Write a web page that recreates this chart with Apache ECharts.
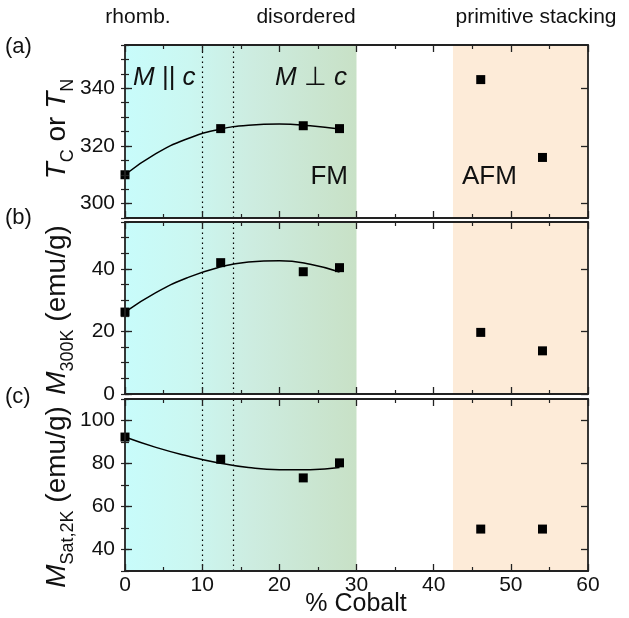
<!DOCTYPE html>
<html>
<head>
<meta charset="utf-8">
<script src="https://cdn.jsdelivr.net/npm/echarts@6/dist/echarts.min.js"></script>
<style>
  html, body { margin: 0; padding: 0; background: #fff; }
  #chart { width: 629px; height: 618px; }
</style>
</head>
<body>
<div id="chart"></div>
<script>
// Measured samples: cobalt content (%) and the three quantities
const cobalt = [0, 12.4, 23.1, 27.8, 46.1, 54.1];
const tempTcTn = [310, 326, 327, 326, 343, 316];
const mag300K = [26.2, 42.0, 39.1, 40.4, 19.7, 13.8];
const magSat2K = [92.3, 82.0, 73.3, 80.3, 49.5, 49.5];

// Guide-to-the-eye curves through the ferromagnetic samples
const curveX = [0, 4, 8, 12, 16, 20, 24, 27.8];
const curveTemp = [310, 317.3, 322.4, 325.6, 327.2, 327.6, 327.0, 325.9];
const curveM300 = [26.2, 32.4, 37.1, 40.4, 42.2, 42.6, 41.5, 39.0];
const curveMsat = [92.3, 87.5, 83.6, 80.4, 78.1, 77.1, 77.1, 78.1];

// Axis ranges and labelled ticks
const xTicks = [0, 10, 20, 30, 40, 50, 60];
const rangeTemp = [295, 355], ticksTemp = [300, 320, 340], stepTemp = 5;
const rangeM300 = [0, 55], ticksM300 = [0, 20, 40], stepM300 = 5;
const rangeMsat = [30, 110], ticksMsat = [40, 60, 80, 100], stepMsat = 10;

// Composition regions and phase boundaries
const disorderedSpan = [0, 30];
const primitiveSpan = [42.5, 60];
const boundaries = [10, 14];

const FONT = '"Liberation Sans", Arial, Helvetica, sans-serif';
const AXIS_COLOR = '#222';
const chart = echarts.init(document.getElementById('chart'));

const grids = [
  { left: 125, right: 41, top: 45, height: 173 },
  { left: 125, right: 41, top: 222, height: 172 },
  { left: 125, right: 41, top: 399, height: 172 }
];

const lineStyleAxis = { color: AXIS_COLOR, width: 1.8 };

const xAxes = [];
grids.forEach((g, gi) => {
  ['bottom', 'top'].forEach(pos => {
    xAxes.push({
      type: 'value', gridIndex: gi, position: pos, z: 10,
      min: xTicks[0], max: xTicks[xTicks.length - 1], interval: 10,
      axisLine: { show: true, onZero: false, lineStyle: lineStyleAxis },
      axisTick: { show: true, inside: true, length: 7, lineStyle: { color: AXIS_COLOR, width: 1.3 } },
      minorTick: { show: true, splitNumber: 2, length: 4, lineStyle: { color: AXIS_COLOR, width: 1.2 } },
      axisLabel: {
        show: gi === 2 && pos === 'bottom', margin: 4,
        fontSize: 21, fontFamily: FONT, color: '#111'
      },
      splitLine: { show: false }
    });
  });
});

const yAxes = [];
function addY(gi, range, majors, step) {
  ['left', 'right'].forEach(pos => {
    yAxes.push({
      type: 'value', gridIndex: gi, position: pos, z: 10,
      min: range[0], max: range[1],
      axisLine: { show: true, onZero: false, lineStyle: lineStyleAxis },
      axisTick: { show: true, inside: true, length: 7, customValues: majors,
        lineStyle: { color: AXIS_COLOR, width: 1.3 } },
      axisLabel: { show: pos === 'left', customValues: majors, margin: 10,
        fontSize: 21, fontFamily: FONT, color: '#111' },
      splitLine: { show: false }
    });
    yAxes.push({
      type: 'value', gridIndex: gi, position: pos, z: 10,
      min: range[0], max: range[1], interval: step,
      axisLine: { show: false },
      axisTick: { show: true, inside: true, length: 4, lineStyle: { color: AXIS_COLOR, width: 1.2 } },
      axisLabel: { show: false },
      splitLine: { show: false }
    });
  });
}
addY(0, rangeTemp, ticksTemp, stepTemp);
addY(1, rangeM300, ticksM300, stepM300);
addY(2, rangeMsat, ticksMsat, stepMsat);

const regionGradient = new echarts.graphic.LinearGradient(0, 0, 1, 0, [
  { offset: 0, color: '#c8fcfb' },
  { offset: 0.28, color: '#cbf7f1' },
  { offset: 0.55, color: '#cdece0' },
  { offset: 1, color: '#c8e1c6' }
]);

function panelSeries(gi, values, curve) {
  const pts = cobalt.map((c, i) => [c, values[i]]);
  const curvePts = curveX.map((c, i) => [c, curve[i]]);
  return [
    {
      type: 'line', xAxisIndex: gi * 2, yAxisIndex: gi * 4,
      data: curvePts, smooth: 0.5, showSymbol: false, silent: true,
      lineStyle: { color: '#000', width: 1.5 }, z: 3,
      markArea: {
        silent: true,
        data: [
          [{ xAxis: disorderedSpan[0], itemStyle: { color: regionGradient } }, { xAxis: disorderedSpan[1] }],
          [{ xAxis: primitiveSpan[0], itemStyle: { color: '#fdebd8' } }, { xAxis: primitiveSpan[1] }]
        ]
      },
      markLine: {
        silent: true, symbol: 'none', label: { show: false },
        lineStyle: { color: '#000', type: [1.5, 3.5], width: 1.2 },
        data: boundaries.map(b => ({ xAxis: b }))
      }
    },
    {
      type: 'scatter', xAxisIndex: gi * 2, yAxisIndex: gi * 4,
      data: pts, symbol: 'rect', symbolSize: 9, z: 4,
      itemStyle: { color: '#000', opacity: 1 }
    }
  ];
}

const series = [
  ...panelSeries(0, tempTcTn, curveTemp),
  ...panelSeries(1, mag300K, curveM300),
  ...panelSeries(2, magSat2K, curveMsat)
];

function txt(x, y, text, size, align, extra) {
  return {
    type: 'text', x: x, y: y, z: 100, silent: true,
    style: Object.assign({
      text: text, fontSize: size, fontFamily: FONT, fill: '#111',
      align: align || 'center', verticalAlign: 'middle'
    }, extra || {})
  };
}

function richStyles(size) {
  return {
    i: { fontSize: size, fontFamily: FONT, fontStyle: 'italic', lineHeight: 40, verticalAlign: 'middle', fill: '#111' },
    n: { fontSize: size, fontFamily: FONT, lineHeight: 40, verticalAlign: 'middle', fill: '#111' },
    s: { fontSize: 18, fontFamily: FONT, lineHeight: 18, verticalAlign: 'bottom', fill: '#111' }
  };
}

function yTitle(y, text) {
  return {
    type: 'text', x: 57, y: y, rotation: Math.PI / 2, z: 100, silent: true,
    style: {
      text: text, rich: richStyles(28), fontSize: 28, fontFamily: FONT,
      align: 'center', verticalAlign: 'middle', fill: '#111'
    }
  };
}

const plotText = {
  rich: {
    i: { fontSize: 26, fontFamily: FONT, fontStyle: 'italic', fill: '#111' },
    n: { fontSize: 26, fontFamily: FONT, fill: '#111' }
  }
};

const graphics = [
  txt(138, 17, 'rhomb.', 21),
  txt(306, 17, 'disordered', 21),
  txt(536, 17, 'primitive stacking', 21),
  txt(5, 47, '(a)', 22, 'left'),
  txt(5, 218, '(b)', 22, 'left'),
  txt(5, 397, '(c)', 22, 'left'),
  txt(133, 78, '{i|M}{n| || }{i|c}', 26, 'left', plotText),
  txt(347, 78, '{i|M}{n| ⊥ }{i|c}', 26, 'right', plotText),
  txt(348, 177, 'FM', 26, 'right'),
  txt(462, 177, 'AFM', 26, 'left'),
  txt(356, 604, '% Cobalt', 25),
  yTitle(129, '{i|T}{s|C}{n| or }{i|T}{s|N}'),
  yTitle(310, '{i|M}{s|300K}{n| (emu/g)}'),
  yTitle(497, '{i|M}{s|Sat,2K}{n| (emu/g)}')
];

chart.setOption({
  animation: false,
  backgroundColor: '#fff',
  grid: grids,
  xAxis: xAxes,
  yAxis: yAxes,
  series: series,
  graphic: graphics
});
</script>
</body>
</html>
...
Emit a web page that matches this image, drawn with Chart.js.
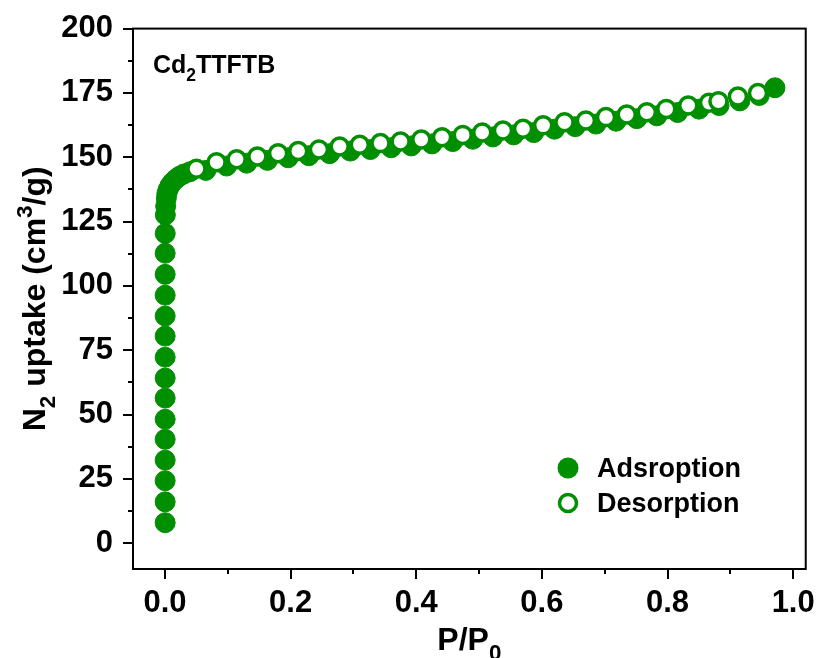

■ **SHORT EXERCISE**:
Extract all lines containing the word "this".

■ **RESPONSE TO THE EXERCISE**:
Write a web page that recreates this chart with Apache ECharts.
Emit a web page that matches this image, drawn with Chart.js.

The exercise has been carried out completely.